* START Collected data *

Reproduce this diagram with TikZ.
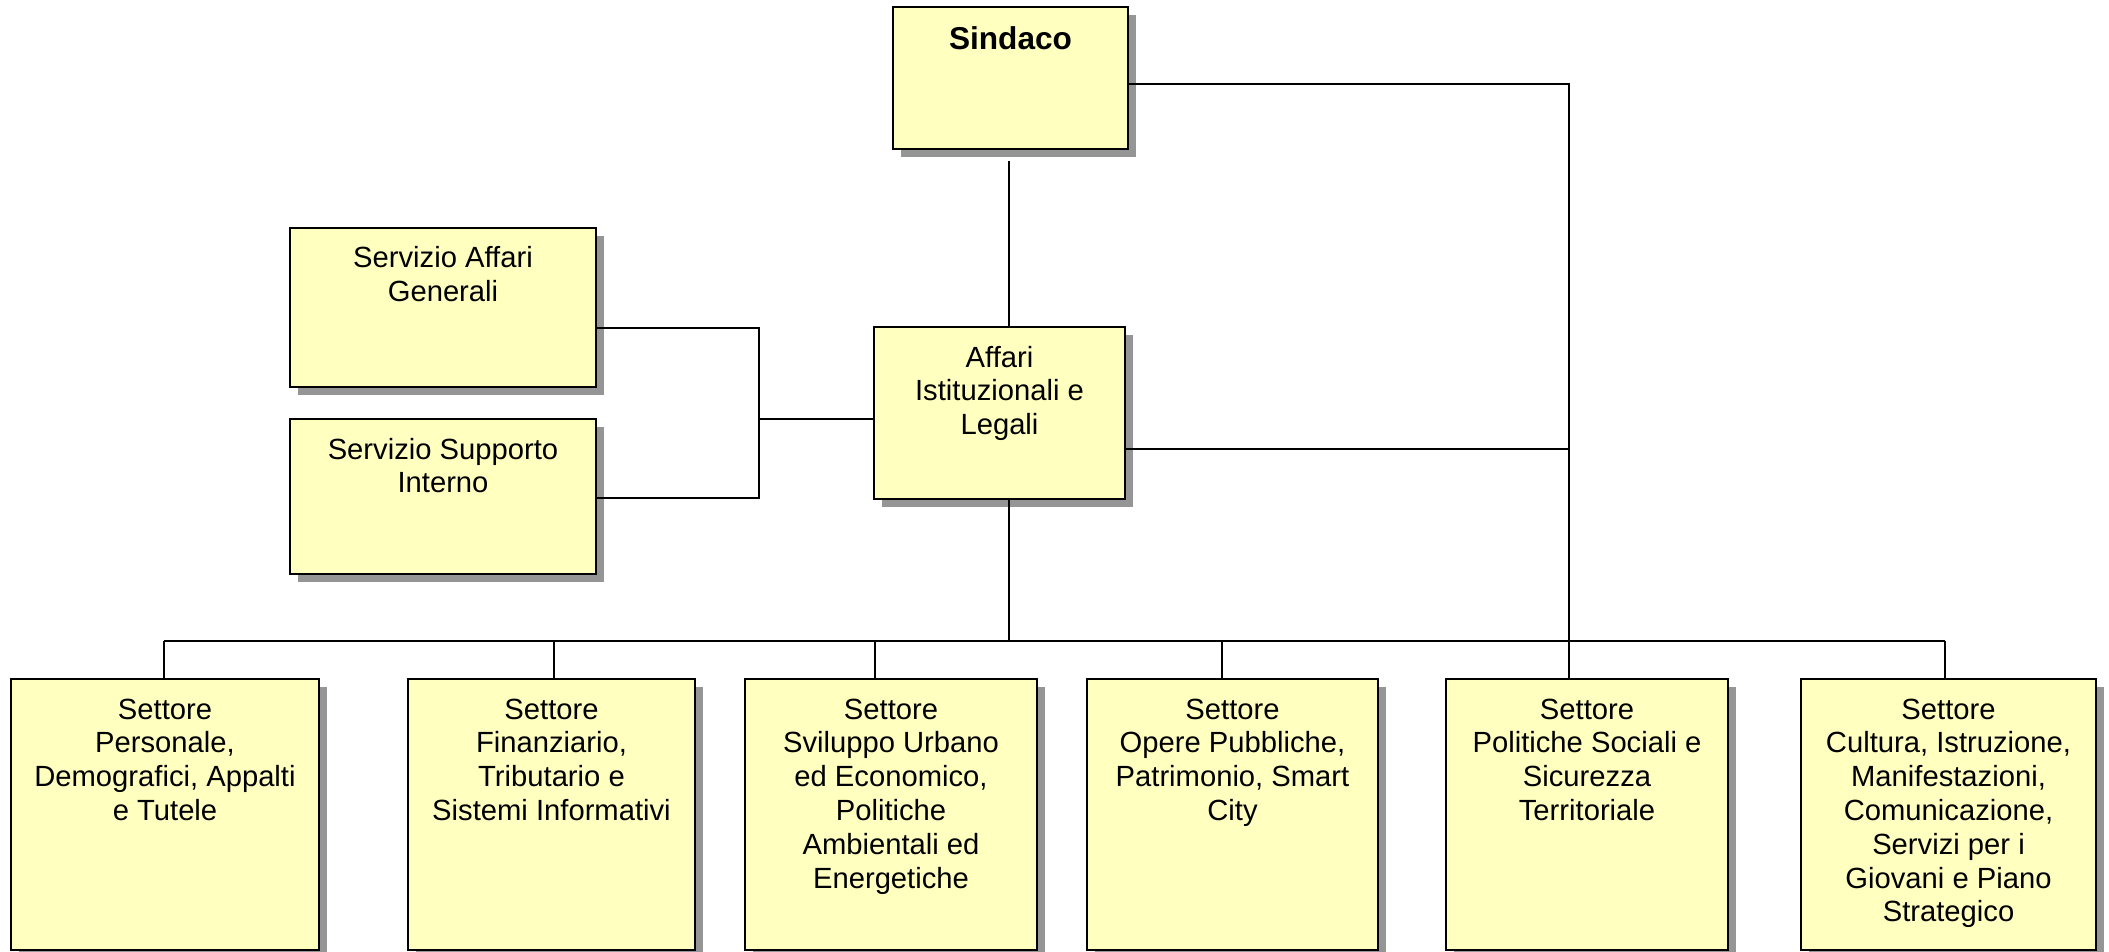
\documentclass[tikz,border=0pt]{standalone}
\usepackage{fontspec}
\setmainfont{Liberation Sans}
\usetikzlibrary{shadows}
\definecolor{boxfill}{HTML}{FFFFC0}
\definecolor{shadowgray}{HTML}{959595}
\newcommand{\orgtext}[4][20pt]{\parbox[t][#3][t]{#2}{\centering\rule{0pt}{#1}#4}}
\tikzset{
  orgbox/.style={draw, line width=1.2pt, fill=boxfill, inner sep=0pt, outer sep=0pt, anchor=north west,
    font=\fontsize{14.6}{16.9}\selectfont,
    drop shadow={shadow xshift=4pt, shadow yshift=-4pt, fill=shadowgray, opacity=1}},
  conn/.style={line width=0.75pt, black}
}
\begin{document}
\begin{tikzpicture}[x=0.5pt,y=-0.5pt]
\useasboundingbox (0,0) rectangle (2109,952);
% boxes
\node[orgbox] (sin) at (893,7) {\orgtext[21.5pt]{117.5pt}{71pt}{\fontsize{15.8}{18}\selectfont\bfseries Sindaco}};
\node[orgbox] (sag) at (290,228) {\orgtext{153pt}{79.5pt}{Servizio Affari\\Generali}};
\node[orgbox] (ssi) at (290,419) {\orgtext{153pt}{77.5pt}{Servizio Supporto\\Interno}};
\node[orgbox] (aff) at (874,327) {\orgtext{125.5pt}{86pt}{Affari\\Istituzionali e\\Legali}};
\node[orgbox] (b1) at (11,679) {\orgtext{154pt}{135.5pt}{Settore\\Personale,\\Demografici, Appalti\\e Tutele}};
\node[orgbox] (b2) at (408,679) {\orgtext{143.5pt}{135.5pt}{Settore\\Finanziario,\\Tributario e\\Sistemi Informativi}};
\node[orgbox] (b3) at (745,679) {\orgtext{146pt}{135.5pt}{Settore\\Sviluppo Urbano\\ed Economico,\\Politiche\\Ambientali ed\\Energetiche}};
\node[orgbox] (b4) at (1087,679) {\orgtext{145.5pt}{135.5pt}{Settore\\Opere Pubbliche,\\Patrimonio, Smart\\City}};
\node[orgbox] (b5) at (1446,679) {\orgtext{141pt}{135.5pt}{Settore\\Politiche Sociali e\\Sicurezza\\Territoriale}};
\node[orgbox] (b6) at (1801,679) {\orgtext{147.5pt}{135.5pt}{Settore\\Cultura, Istruzione,\\Manifestazioni,\\Comunicazione,\\Servizi per i\\Giovani e Piano\\Strategico}};
% coordinates
\coordinate (sinR) at (1569,84);
\coordinate (affR) at (1569,449);
\coordinate (sinB) at (1009,161);
\coordinate (busL) at (164,641);
\coordinate (busR) at (1945,641);
\coordinate (d1) at (164,641);
\coordinate (d2) at (554,641);
\coordinate (d3) at (875,641);
\coordinate (d4) at (1222,641);
\coordinate (d5) at (1569,641);
\coordinate (d6) at (1945,641);
\coordinate (lt) at (759,328);
\coordinate (lm) at (759,419);
\coordinate (lb) at (759,498);
% connectors
\draw[conn] (sin.east |- sinR) -- (sinR) -- (d5 |- b5.north);
\draw[conn] (aff.east |- affR) -- (affR);
\draw[conn] (sinB) -- (sinB |- aff.north);
\draw[conn] (sinB |- aff.south) -- (sinB |- busL);
\draw[conn] (busL) -- (busR);
\foreach \i in {1,2,3,4,6} { \draw[conn] (d\i) -- (d\i |- b\i.north); }
\draw[conn] (sag.east |- lt) -- (lt) -- (lb) -- (ssi.east |- lb);
\draw[conn] (lm) -- (aff.west |- lm);
\end{tikzpicture}
\end{document}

* END Collected data *

> [What is required] Exclude the pictures, and transcribe all of the material exactly.

> [Solution]
Reproduce this diagram with TikZ.
\documentclass[tikz,border=0pt]{standalone}
\usepackage{fontspec}
\setmainfont{Liberation Sans}
\usetikzlibrary{shadows}
\definecolor{boxfill}{HTML}{FFFFC0}
\definecolor{shadowgray}{HTML}{959595}
\newcommand{\orgtext}[4][20pt]{\parbox[t][#3][t]{#2}{\centering\rule{0pt}{#1}#4}}
\tikzset{
  orgbox/.style={draw, line width=1.2pt, fill=boxfill, inner sep=0pt, outer sep=0pt, anchor=north west,
    font=\fontsize{14.6}{16.9}\selectfont,
    drop shadow={shadow xshift=4pt, shadow yshift=-4pt, fill=shadowgray, opacity=1}},
  conn/.style={line width=0.75pt, black}
}
\begin{document}
\begin{tikzpicture}[x=0.5pt,y=-0.5pt]
\useasboundingbox (0,0) rectangle (2109,952);
% boxes
\node[orgbox] (sin) at (893,7) {\orgtext[21.5pt]{117.5pt}{71pt}{\fontsize{15.8}{18}\selectfont\bfseries Sindaco}};
\node[orgbox] (sag) at (290,228) {\orgtext{153pt}{79.5pt}{Servizio Affari\\Generali}};
\node[orgbox] (ssi) at (290,419) {\orgtext{153pt}{77.5pt}{Servizio Supporto\\Interno}};
\node[orgbox] (aff) at (874,327) {\orgtext{125.5pt}{86pt}{Affari\\Istituzionali e\\Legali}};
\node[orgbox] (b1) at (11,679) {\orgtext{154pt}{135.5pt}{Settore\\Personale,\\Demografici, Appalti\\e Tutele}};
\node[orgbox] (b2) at (408,679) {\orgtext{143.5pt}{135.5pt}{Settore\\Finanziario,\\Tributario e\\Sistemi Informativi}};
\node[orgbox] (b3) at (745,679) {\orgtext{146pt}{135.5pt}{Settore\\Sviluppo Urbano\\ed Economico,\\Politiche\\Ambientali ed\\Energetiche}};
\node[orgbox] (b4) at (1087,679) {\orgtext{145.5pt}{135.5pt}{Settore\\Opere Pubbliche,\\Patrimonio, Smart\\City}};
\node[orgbox] (b5) at (1446,679) {\orgtext{141pt}{135.5pt}{Settore\\Politiche Sociali e\\Sicurezza\\Territoriale}};
\node[orgbox] (b6) at (1801,679) {\orgtext{147.5pt}{135.5pt}{Settore\\Cultura, Istruzione,\\Manifestazioni,\\Comunicazione,\\Servizi per i\\Giovani e Piano\\Strategico}};
% coordinates
\coordinate (sinR) at (1569,84);
\coordinate (affR) at (1569,449);
\coordinate (sinB) at (1009,161);
\coordinate (busL) at (164,641);
\coordinate (busR) at (1945,641);
\coordinate (d1) at (164,641);
\coordinate (d2) at (554,641);
\coordinate (d3) at (875,641);
\coordinate (d4) at (1222,641);
\coordinate (d5) at (1569,641);
\coordinate (d6) at (1945,641);
\coordinate (lt) at (759,328);
\coordinate (lm) at (759,419);
\coordinate (lb) at (759,498);
% connectors
\draw[conn] (sin.east |- sinR) -- (sinR) -- (d5 |- b5.north);
\draw[conn] (aff.east |- affR) -- (affR);
\draw[conn] (sinB) -- (sinB |- aff.north);
\draw[conn] (sinB |- aff.south) -- (sinB |- busL);
\draw[conn] (busL) -- (busR);
\foreach \i in {1,2,3,4,6} { \draw[conn] (d\i) -- (d\i |- b\i.north); }
\draw[conn] (sag.east |- lt) -- (lt) -- (lb) -- (ssi.east |- lb);
\draw[conn] (lm) -- (aff.west |- lm);
\end{tikzpicture}
\end{document}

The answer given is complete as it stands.